▶ [Information shown]:

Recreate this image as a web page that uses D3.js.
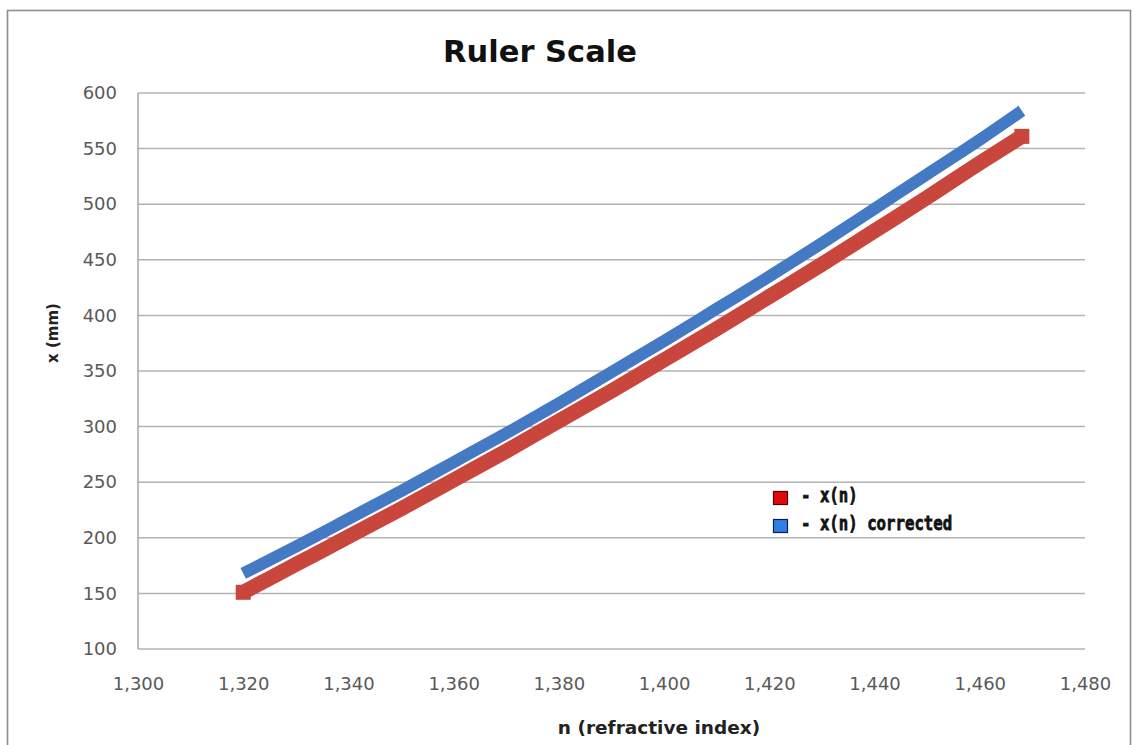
<!DOCTYPE html>
<html>
<head>
<meta charset="utf-8">
<script src="https://cdn.jsdelivr.net/npm/d3@7"></script>
<style>
  html, body { margin: 0; padding: 0; background: #fff; }
  svg { display: block; }
</style>
</head>
<body>
<svg id="chart" width="1136" height="745"></svg>
<script>
// Refractive index samples and ruler positions (mm)
const nValues      = [1.320, 1.330, 1.340, 1.350, 1.360, 1.370, 1.380, 1.390, 1.400, 1.410, 1.420, 1.430, 1.440, 1.450, 1.460, 1.468];
const xRaw         = [151, 176, 201, 226, 252, 278, 305, 332, 360, 388, 417, 446, 476, 506, 537, 561];
const xCorrected   = [168, 192, 217, 242, 268, 294, 321, 349, 377, 406, 435, 465, 496, 527, 558, 584];

const xTickValues  = [1.30, 1.32, 1.34, 1.36, 1.38, 1.40, 1.42, 1.44, 1.46, 1.48];
const xTickLabels  = ["1,300", "1,320", "1,340", "1,360", "1,380", "1,400", "1,420", "1,440", "1,460", "1,480"];
const yTickValues  = [100, 150, 200, 250, 300, 350, 400, 450, 500, 550, 600];

const seriesNames  = ["- x(n)", "- x(n) corrected"];

const svg = d3.select("#chart");
const W = 1136, H = 745;
const plot = { left: 138, right: 1085, top: 93, bottom: 649 };

const x = d3.scaleLinear().domain([1.30, 1.48]).range([plot.left, plot.right]);
const y = d3.scaleLinear().domain([100, 600]).range([plot.bottom, plot.top]);

// chart frame
svg.append("rect")
  .attr("x", 7.5).attr("y", 10.5)
  .attr("width", 1123).attr("height", H + 20)
  .attr("fill", "#fff")
  .attr("stroke", "#8e8e8e").attr("stroke-width", 1.6);

// horizontal gridlines
svg.append("g")
  .selectAll("line")
  .data(yTickValues)
  .join("line")
  .attr("x1", plot.left).attr("x2", plot.right)
  .attr("y1", d => y(d)).attr("y2", d => y(d))
  .attr("stroke", "#b3b3b3").attr("stroke-width", 1.5);

// left axis line
svg.append("line")
  .attr("x1", plot.left).attr("x2", plot.left)
  .attr("y1", plot.top).attr("y2", plot.bottom)
  .attr("stroke", "#a6a6a6").attr("stroke-width", 1.5);

// y axis labels
const yAxis = d3.axisLeft(y).tickValues(yTickValues).tickSize(0).tickPadding(21);
svg.append("g")
  .attr("transform", `translate(${plot.left},0)`)
  .call(yAxis)
  .call(g => g.select(".domain").remove())
  .selectAll("text")
  .attr("font-family", "DejaVu Sans")
  .attr("font-size", 18)
  .attr("fill", "#595959");

// x axis labels
const xAxis = d3.axisBottom(x).tickValues(xTickValues).tickSize(0).tickPadding(0)
  .tickFormat((d, i) => xTickLabels[i]);
svg.append("g")
  .attr("transform", `translate(0,${plot.bottom})`)
  .call(xAxis)
  .call(g => g.select(".domain").remove())
  .selectAll("text")
  .attr("dy", null)
  .attr("y", 41)
  .attr("font-family", "DejaVu Sans")
  .attr("font-size", 18)
  .attr("fill", "#595959");

// series lines
const line = d3.line()
  .x((d, i) => x(nValues[i]))
  .y(d => y(d))
  .curve(d3.curveMonotoneX);

const redColor = "#c9463d";
const blueColor = "#4479c4";

svg.append("path")
  .datum(xRaw)
  .attr("d", line)
  .attr("fill", "none")
  .attr("stroke", redColor)
  .attr("stroke-width", 15)
  .attr("stroke-linejoin", "round");

// square end markers on the raw series
const ends = [0, xRaw.length - 1];
svg.append("g")
  .selectAll("rect")
  .data(ends)
  .join("rect")
  .attr("x", i => x(nValues[i]) - 7.5)
  .attr("y", i => y(xRaw[i]) - 7.5)
  .attr("width", 15).attr("height", 15)
  .attr("fill", redColor);

svg.append("path")
  .datum(xCorrected)
  .attr("d", line)
  .attr("fill", "none")
  .attr("stroke", blueColor)
  .attr("stroke-width", 12)
  .attr("stroke-linejoin", "round")
  .attr("stroke-linecap", "butt");

// legend
const legend = svg.append("g");
const legendColors = ["#e00a0a", "#2f80e6"];
const legendStroke = ["#5a0000", "#0a1f4a"];
seriesNames.forEach((name, i) => {
  const gy = 491 + i * 28;
  legend.append("rect")
    .attr("x", 773.5).attr("y", gy + 0.5)
    .attr("width", 14).attr("height", 13)
    .attr("fill", legendColors[i])
    .attr("stroke", legendStroke[i]).attr("stroke-width", 1.2);
  legend.append("text")
    .attr("transform", `translate(801,${gy + 11}) scale(1,1.25)`)
    .attr("font-family", "DejaVu Sans Mono")
    .attr("font-weight", "bold")
    .attr("font-size", 15.7)
    .attr("fill", "#111")
    .attr("stroke", "#111")
    .attr("stroke-width", 0.6)
    .attr("xml:space", "preserve")
    .text(name);
});

// title
svg.append("text")
  .attr("x", 540).attr("y", 62)
  .attr("text-anchor", "middle")
  .attr("font-family", "DejaVu Sans")
  .attr("font-weight", "bold")
  .attr("font-size", 30.5)
  .attr("fill", "#111")
  .text("Ruler Scale");

// axis titles
svg.append("text")
  .attr("transform", "translate(53,333) rotate(-90)")
  .attr("text-anchor", "middle")
  .attr("dominant-baseline", "central")
  .attr("font-family", "DejaVu Sans")
  .attr("font-weight", "bold")
  .attr("font-size", 15)
  .attr("fill", "#222")
  .text("x (mm)");

svg.append("text")
  .attr("x", 659).attr("y", 734)
  .attr("text-anchor", "middle")
  .attr("font-family", "DejaVu Sans")
  .attr("font-weight", "bold")
  .attr("font-size", 18.5)
  .attr("fill", "#222")
  .text("n (refractive index)");
</script>
</body>
</html>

▶ [Exercise brief]: Set every line down exactly as written, leaving each picture out.

▶ [Output for this task]:
Recreate this image as a web page that uses D3.js.
<!DOCTYPE html>
<html>
<head>
<meta charset="utf-8">
<script src="https://cdn.jsdelivr.net/npm/d3@7"></script>
<style>
  html, body { margin: 0; padding: 0; background: #fff; }
  svg { display: block; }
</style>
</head>
<body>
<svg id="chart" width="1136" height="745"></svg>
<script>
// Refractive index samples and ruler positions (mm)
const nValues      = [1.320, 1.330, 1.340, 1.350, 1.360, 1.370, 1.380, 1.390, 1.400, 1.410, 1.420, 1.430, 1.440, 1.450, 1.460, 1.468];
const xRaw         = [151, 176, 201, 226, 252, 278, 305, 332, 360, 388, 417, 446, 476, 506, 537, 561];
const xCorrected   = [168, 192, 217, 242, 268, 294, 321, 349, 377, 406, 435, 465, 496, 527, 558, 584];

const xTickValues  = [1.30, 1.32, 1.34, 1.36, 1.38, 1.40, 1.42, 1.44, 1.46, 1.48];
const xTickLabels  = ["1,300", "1,320", "1,340", "1,360", "1,380", "1,400", "1,420", "1,440", "1,460", "1,480"];
const yTickValues  = [100, 150, 200, 250, 300, 350, 400, 450, 500, 550, 600];

const seriesNames  = ["- x(n)", "- x(n) corrected"];

const svg = d3.select("#chart");
const W = 1136, H = 745;
const plot = { left: 138, right: 1085, top: 93, bottom: 649 };

const x = d3.scaleLinear().domain([1.30, 1.48]).range([plot.left, plot.right]);
const y = d3.scaleLinear().domain([100, 600]).range([plot.bottom, plot.top]);

// chart frame
svg.append("rect")
  .attr("x", 7.5).attr("y", 10.5)
  .attr("width", 1123).attr("height", H + 20)
  .attr("fill", "#fff")
  .attr("stroke", "#8e8e8e").attr("stroke-width", 1.6);

// horizontal gridlines
svg.append("g")
  .selectAll("line")
  .data(yTickValues)
  .join("line")
  .attr("x1", plot.left).attr("x2", plot.right)
  .attr("y1", d => y(d)).attr("y2", d => y(d))
  .attr("stroke", "#b3b3b3").attr("stroke-width", 1.5);

// left axis line
svg.append("line")
  .attr("x1", plot.left).attr("x2", plot.left)
  .attr("y1", plot.top).attr("y2", plot.bottom)
  .attr("stroke", "#a6a6a6").attr("stroke-width", 1.5);

// y axis labels
const yAxis = d3.axisLeft(y).tickValues(yTickValues).tickSize(0).tickPadding(21);
svg.append("g")
  .attr("transform", `translate(${plot.left},0)`)
  .call(yAxis)
  .call(g => g.select(".domain").remove())
  .selectAll("text")
  .attr("font-family", "DejaVu Sans")
  .attr("font-size", 18)
  .attr("fill", "#595959");

// x axis labels
const xAxis = d3.axisBottom(x).tickValues(xTickValues).tickSize(0).tickPadding(0)
  .tickFormat((d, i) => xTickLabels[i]);
svg.append("g")
  .attr("transform", `translate(0,${plot.bottom})`)
  .call(xAxis)
  .call(g => g.select(".domain").remove())
  .selectAll("text")
  .attr("dy", null)
  .attr("y", 41)
  .attr("font-family", "DejaVu Sans")
  .attr("font-size", 18)
  .attr("fill", "#595959");

// series lines
const line = d3.line()
  .x((d, i) => x(nValues[i]))
  .y(d => y(d))
  .curve(d3.curveMonotoneX);

const redColor = "#c9463d";
const blueColor = "#4479c4";

svg.append("path")
  .datum(xRaw)
  .attr("d", line)
  .attr("fill", "none")
  .attr("stroke", redColor)
  .attr("stroke-width", 15)
  .attr("stroke-linejoin", "round");

// square end markers on the raw series
const ends = [0, xRaw.length - 1];
svg.append("g")
  .selectAll("rect")
  .data(ends)
  .join("rect")
  .attr("x", i => x(nValues[i]) - 7.5)
  .attr("y", i => y(xRaw[i]) - 7.5)
  .attr("width", 15).attr("height", 15)
  .attr("fill", redColor);

svg.append("path")
  .datum(xCorrected)
  .attr("d", line)
  .attr("fill", "none")
  .attr("stroke", blueColor)
  .attr("stroke-width", 12)
  .attr("stroke-linejoin", "round")
  .attr("stroke-linecap", "butt");

// legend
const legend = svg.append("g");
const legendColors = ["#e00a0a", "#2f80e6"];
const legendStroke = ["#5a0000", "#0a1f4a"];
seriesNames.forEach((name, i) => {
  const gy = 491 + i * 28;
  legend.append("rect")
    .attr("x", 773.5).attr("y", gy + 0.5)
    .attr("width", 14).attr("height", 13)
    .attr("fill", legendColors[i])
    .attr("stroke", legendStroke[i]).attr("stroke-width", 1.2);
  legend.append("text")
    .attr("transform", `translate(801,${gy + 11}) scale(1,1.25)`)
    .attr("font-family", "DejaVu Sans Mono")
    .attr("font-weight", "bold")
    .attr("font-size", 15.7)
    .attr("fill", "#111")
    .attr("stroke", "#111")
    .attr("stroke-width", 0.6)
    .attr("xml:space", "preserve")
    .text(name);
});

// title
svg.append("text")
  .attr("x", 540).attr("y", 62)
  .attr("text-anchor", "middle")
  .attr("font-family", "DejaVu Sans")
  .attr("font-weight", "bold")
  .attr("font-size", 30.5)
  .attr("fill", "#111")
  .text("Ruler Scale");

// axis titles
svg.append("text")
  .attr("transform", "translate(53,333) rotate(-90)")
  .attr("text-anchor", "middle")
  .attr("dominant-baseline", "central")
  .attr("font-family", "DejaVu Sans")
  .attr("font-weight", "bold")
  .attr("font-size", 15)
  .attr("fill", "#222")
  .text("x (mm)");

svg.append("text")
  .attr("x", 659).attr("y", 734)
  .attr("text-anchor", "middle")
  .attr("font-family", "DejaVu Sans")
  .attr("font-weight", "bold")
  .attr("font-size", 18.5)
  .attr("fill", "#222")
  .text("n (refractive index)");
</script>
</body>
</html>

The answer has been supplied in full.